===== Excerpted data =====

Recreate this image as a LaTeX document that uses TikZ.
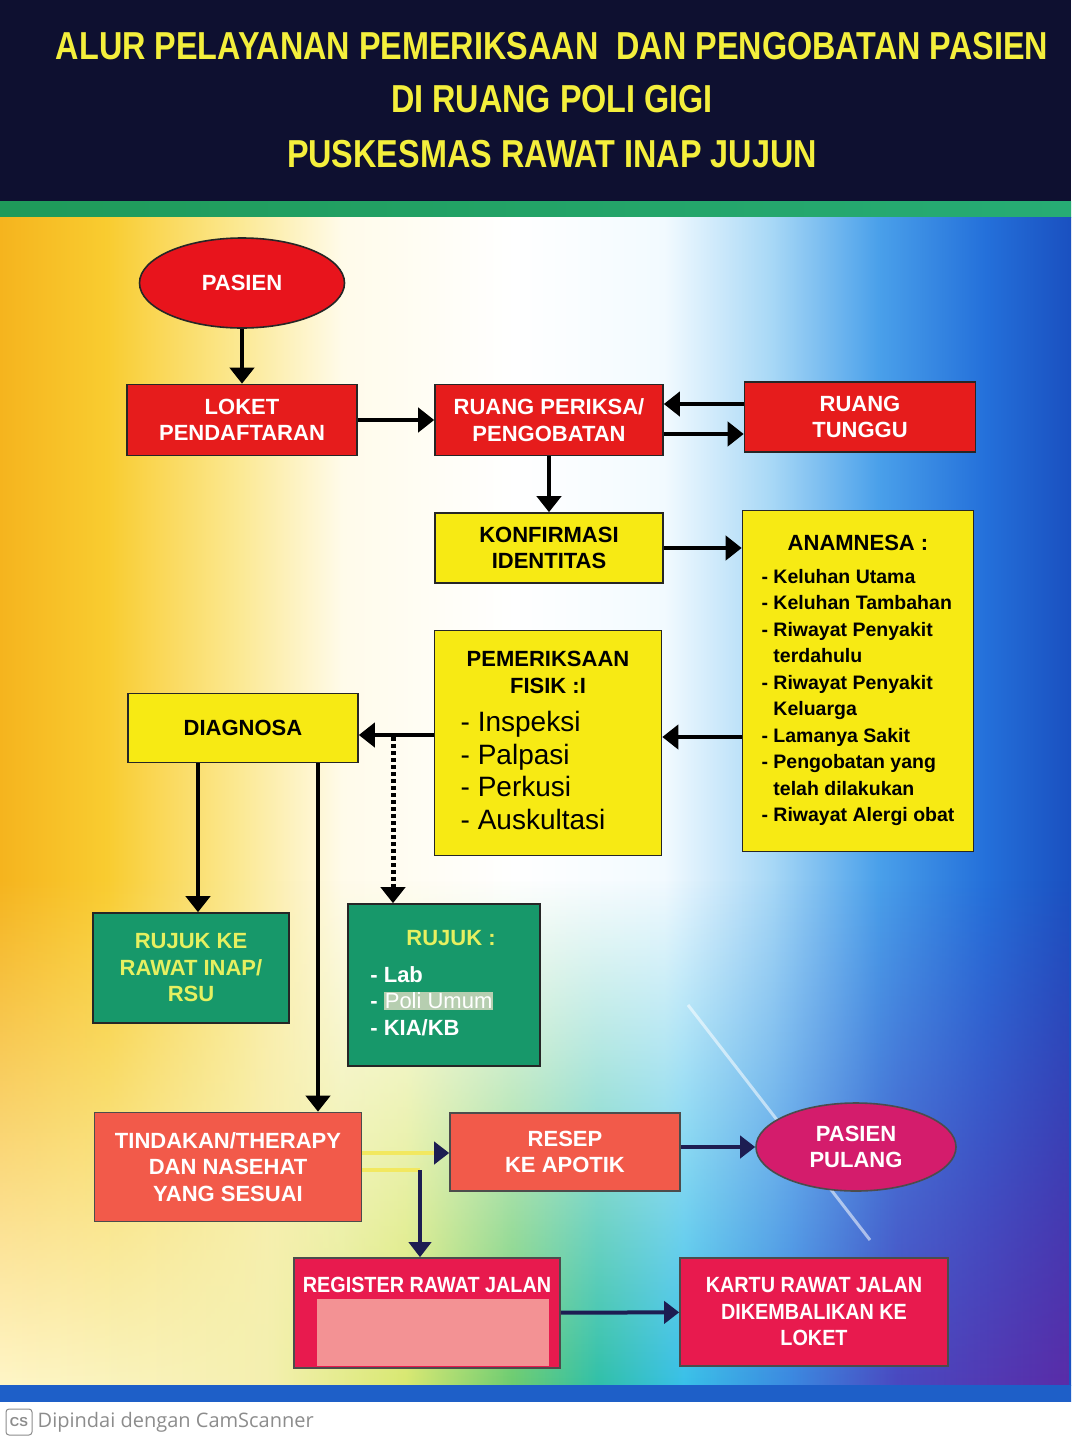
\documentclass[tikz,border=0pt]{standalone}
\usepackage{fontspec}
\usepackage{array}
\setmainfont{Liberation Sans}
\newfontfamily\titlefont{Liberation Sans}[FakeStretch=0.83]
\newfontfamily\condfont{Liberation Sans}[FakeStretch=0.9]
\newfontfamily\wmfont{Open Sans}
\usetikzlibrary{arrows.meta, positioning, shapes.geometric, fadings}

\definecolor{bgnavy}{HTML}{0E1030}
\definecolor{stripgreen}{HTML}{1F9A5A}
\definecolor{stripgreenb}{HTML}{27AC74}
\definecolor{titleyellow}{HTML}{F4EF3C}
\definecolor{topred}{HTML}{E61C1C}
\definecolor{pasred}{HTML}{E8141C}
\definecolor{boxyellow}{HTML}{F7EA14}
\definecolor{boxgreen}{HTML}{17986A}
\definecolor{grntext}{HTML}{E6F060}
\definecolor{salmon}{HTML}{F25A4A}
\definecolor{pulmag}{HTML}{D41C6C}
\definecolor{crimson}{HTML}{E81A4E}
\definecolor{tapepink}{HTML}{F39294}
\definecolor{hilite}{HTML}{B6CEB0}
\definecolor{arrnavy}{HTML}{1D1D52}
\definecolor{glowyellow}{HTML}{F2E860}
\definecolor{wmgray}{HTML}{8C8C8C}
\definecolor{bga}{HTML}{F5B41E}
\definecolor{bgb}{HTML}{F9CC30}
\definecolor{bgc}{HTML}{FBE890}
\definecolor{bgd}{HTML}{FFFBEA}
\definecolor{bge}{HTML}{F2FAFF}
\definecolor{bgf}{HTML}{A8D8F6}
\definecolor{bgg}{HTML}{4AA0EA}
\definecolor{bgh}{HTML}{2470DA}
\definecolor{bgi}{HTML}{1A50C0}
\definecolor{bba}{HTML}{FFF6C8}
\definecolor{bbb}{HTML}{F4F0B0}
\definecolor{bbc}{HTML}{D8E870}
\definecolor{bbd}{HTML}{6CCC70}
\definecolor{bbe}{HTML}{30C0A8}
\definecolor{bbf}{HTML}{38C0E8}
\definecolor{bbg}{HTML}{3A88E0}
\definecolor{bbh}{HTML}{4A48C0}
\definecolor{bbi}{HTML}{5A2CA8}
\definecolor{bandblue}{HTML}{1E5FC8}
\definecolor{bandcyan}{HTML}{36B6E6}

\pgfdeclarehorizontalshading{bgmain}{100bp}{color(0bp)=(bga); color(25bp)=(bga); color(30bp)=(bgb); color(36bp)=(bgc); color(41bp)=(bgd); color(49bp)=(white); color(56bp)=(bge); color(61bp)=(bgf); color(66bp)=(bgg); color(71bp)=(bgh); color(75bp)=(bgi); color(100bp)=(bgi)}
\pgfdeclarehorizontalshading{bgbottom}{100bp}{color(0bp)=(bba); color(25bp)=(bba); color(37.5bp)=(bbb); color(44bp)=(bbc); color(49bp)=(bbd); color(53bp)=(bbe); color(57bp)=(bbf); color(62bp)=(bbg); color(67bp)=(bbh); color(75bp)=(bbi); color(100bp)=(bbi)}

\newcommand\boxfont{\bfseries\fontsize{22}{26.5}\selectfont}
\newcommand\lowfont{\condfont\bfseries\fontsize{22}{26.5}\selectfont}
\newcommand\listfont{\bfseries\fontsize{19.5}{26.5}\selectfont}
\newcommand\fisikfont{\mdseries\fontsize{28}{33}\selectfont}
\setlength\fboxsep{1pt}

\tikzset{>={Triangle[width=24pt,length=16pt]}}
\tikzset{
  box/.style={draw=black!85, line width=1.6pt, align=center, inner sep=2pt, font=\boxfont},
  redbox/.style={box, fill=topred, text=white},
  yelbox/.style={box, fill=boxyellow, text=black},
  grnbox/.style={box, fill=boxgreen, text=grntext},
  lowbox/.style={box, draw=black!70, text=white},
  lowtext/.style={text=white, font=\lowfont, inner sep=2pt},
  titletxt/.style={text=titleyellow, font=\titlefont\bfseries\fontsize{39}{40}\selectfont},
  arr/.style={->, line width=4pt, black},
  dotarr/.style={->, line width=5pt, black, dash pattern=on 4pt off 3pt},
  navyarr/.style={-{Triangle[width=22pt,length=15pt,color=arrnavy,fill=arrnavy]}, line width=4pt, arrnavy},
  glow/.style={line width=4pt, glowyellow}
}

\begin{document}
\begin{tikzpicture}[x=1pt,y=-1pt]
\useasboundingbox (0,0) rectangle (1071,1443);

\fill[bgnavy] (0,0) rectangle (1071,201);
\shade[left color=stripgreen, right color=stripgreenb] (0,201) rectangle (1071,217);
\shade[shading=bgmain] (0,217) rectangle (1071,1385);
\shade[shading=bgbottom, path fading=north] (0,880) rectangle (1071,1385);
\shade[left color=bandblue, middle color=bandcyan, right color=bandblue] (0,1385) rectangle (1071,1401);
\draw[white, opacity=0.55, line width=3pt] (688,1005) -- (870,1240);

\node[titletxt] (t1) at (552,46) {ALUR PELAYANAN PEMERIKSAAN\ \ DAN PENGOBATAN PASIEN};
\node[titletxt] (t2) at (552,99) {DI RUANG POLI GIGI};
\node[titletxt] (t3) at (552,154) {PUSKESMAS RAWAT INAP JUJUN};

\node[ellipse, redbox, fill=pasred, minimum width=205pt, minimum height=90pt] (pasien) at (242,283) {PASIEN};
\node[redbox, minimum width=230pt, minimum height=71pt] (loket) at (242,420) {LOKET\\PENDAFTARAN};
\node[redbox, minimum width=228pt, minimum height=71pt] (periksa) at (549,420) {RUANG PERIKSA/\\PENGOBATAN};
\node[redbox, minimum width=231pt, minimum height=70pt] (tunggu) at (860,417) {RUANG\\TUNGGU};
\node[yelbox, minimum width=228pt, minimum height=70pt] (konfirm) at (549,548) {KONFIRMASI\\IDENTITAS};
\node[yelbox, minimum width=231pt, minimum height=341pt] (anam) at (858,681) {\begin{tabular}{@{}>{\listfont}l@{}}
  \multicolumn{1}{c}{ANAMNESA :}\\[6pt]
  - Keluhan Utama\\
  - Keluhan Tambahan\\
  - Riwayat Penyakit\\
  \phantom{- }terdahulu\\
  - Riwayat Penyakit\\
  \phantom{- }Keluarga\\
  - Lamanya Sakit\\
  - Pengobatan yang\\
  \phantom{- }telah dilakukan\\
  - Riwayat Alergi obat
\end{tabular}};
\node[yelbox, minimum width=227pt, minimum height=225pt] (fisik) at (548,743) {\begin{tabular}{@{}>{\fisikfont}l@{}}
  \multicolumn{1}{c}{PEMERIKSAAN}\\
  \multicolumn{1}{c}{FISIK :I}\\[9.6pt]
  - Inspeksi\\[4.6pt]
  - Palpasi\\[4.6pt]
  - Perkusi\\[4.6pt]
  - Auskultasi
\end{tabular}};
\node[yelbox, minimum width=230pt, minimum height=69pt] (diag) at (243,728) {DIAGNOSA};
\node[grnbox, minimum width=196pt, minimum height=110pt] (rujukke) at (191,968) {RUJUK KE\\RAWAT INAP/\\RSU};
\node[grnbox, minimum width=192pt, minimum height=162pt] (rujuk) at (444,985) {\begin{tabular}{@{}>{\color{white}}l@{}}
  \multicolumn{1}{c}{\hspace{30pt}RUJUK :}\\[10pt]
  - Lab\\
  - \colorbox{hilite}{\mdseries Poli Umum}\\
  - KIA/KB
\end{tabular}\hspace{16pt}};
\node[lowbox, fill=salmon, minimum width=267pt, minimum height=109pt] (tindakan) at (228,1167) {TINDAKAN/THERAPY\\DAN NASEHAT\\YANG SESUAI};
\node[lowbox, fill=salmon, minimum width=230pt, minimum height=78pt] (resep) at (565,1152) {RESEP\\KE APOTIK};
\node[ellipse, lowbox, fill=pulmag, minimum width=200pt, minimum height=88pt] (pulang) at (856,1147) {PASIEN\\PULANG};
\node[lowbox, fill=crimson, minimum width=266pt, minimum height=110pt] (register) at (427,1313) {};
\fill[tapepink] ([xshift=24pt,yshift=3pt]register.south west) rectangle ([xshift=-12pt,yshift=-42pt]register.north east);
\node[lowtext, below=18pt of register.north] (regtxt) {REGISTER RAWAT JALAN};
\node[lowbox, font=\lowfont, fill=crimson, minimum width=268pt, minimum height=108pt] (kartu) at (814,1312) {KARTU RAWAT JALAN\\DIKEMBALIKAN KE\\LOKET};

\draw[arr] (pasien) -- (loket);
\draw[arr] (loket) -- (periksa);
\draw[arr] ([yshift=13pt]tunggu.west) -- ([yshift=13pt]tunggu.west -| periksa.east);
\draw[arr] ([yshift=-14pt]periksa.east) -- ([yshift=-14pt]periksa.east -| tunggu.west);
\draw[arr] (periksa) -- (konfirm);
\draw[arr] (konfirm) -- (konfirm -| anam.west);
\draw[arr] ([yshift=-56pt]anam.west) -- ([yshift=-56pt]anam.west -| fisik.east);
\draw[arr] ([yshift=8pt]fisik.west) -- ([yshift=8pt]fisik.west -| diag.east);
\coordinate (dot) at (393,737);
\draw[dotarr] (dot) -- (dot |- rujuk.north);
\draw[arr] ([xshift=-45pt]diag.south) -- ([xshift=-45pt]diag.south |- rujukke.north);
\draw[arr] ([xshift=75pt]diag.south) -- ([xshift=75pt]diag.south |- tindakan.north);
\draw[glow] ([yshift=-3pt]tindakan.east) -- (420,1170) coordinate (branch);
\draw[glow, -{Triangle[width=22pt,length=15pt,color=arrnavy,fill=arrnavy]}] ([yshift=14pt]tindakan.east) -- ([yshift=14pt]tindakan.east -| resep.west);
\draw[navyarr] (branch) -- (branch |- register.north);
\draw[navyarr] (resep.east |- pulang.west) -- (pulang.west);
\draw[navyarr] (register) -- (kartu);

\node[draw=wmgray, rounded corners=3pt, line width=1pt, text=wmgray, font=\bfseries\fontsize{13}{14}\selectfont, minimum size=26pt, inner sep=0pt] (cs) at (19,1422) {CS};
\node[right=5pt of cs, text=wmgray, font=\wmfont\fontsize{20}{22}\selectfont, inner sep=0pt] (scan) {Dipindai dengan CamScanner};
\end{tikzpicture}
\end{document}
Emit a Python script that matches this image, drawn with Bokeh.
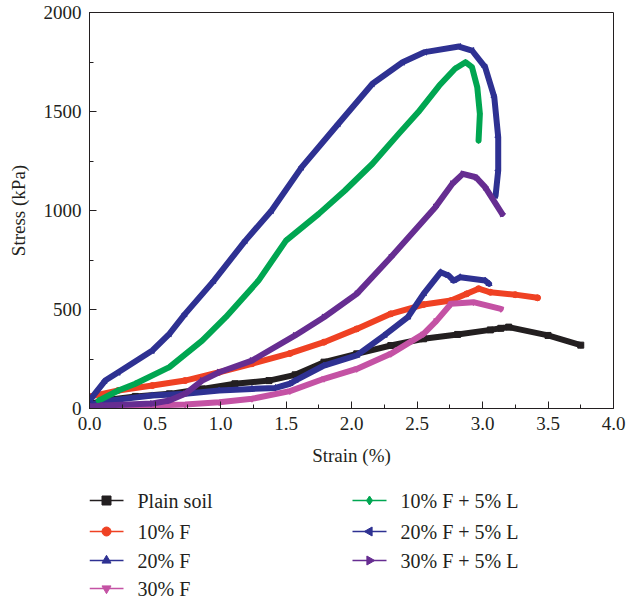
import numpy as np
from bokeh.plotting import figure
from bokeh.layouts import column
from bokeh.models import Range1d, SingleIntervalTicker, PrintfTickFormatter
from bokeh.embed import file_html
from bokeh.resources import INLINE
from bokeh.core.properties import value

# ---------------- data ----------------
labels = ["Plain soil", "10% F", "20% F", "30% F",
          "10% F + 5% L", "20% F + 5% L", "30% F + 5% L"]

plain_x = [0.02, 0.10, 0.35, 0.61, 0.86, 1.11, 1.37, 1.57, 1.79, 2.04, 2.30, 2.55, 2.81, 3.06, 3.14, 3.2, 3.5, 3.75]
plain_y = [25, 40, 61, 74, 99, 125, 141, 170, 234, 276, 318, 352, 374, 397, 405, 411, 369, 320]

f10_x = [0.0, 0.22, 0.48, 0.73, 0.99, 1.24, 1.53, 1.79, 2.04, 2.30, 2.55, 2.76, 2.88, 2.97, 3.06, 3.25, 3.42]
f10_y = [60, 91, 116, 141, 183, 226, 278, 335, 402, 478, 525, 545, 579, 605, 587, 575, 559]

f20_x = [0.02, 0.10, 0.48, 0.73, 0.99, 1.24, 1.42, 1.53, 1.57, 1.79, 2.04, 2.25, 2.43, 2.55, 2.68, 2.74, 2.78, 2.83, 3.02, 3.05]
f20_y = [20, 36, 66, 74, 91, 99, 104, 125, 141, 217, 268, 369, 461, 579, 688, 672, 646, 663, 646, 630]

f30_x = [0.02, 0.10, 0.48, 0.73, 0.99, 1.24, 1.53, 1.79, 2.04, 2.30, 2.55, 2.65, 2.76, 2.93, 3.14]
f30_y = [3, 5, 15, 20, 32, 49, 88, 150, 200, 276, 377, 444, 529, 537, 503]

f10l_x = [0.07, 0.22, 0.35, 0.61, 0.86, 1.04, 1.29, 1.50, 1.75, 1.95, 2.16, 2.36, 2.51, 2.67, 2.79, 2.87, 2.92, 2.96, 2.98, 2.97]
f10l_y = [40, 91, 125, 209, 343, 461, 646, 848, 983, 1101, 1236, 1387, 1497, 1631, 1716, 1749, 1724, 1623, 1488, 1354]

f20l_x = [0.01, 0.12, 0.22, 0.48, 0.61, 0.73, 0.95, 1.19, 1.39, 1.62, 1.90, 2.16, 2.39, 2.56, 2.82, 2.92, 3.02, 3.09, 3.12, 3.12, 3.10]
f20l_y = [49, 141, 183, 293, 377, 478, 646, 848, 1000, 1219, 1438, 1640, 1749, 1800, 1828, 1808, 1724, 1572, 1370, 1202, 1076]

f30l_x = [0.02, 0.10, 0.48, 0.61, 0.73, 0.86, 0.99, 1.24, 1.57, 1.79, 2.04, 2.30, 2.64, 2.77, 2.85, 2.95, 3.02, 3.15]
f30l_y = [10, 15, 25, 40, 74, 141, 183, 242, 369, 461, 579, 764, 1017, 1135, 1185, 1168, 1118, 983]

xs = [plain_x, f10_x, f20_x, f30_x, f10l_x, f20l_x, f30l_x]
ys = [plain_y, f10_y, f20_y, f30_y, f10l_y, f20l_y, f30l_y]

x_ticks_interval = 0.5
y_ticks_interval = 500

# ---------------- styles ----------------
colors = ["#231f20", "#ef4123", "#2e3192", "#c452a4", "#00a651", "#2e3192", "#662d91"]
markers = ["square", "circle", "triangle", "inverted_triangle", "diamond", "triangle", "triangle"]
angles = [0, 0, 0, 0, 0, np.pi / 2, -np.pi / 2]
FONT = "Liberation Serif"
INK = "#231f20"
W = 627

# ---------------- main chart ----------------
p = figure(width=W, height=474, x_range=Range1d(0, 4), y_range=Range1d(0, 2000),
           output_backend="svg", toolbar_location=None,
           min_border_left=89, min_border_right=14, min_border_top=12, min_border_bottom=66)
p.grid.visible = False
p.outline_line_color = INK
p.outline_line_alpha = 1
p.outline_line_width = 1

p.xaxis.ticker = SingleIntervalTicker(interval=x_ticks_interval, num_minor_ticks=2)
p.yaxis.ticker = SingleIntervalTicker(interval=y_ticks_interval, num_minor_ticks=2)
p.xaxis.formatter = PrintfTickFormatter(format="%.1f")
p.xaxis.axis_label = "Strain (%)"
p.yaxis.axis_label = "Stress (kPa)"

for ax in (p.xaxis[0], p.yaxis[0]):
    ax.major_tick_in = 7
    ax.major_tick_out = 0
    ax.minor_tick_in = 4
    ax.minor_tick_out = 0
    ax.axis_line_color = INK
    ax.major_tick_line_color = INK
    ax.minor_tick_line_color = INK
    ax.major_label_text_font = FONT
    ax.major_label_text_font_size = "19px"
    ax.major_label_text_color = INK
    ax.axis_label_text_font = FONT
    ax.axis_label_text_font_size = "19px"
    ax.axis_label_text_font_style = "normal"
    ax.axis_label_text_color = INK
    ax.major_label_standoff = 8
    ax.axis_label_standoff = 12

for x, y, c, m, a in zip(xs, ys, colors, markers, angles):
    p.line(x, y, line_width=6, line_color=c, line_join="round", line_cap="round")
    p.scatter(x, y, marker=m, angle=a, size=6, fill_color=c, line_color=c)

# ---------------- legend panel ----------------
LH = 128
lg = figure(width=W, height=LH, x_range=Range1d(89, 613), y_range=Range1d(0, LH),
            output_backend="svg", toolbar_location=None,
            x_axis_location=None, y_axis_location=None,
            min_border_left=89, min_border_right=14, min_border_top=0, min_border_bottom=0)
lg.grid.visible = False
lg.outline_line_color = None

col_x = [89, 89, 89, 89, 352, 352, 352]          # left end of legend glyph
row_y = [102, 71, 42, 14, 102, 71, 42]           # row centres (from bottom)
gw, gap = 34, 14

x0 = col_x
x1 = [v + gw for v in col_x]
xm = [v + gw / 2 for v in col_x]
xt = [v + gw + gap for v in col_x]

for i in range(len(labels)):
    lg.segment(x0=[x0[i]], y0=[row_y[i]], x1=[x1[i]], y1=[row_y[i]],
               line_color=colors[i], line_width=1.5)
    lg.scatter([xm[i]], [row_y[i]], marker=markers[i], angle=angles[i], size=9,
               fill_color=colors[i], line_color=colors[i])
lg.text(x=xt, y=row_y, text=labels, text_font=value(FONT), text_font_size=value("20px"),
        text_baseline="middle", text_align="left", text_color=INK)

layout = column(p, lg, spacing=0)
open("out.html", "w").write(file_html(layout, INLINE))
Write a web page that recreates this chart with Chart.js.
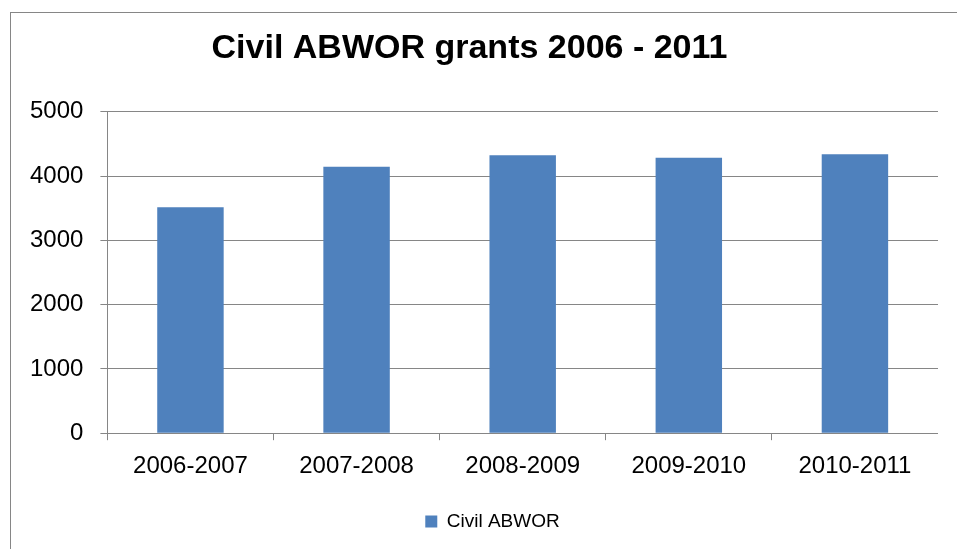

=====

§ Instructions for the task:
Copy out the lines in which the string "this" appears.

§ Exercise response:
Recreate this image as a LaTeX document that uses TikZ.
Emit a Python script that matches this image, drawn with Bokeh.
Write a web page that recreates this chart with Chart.js.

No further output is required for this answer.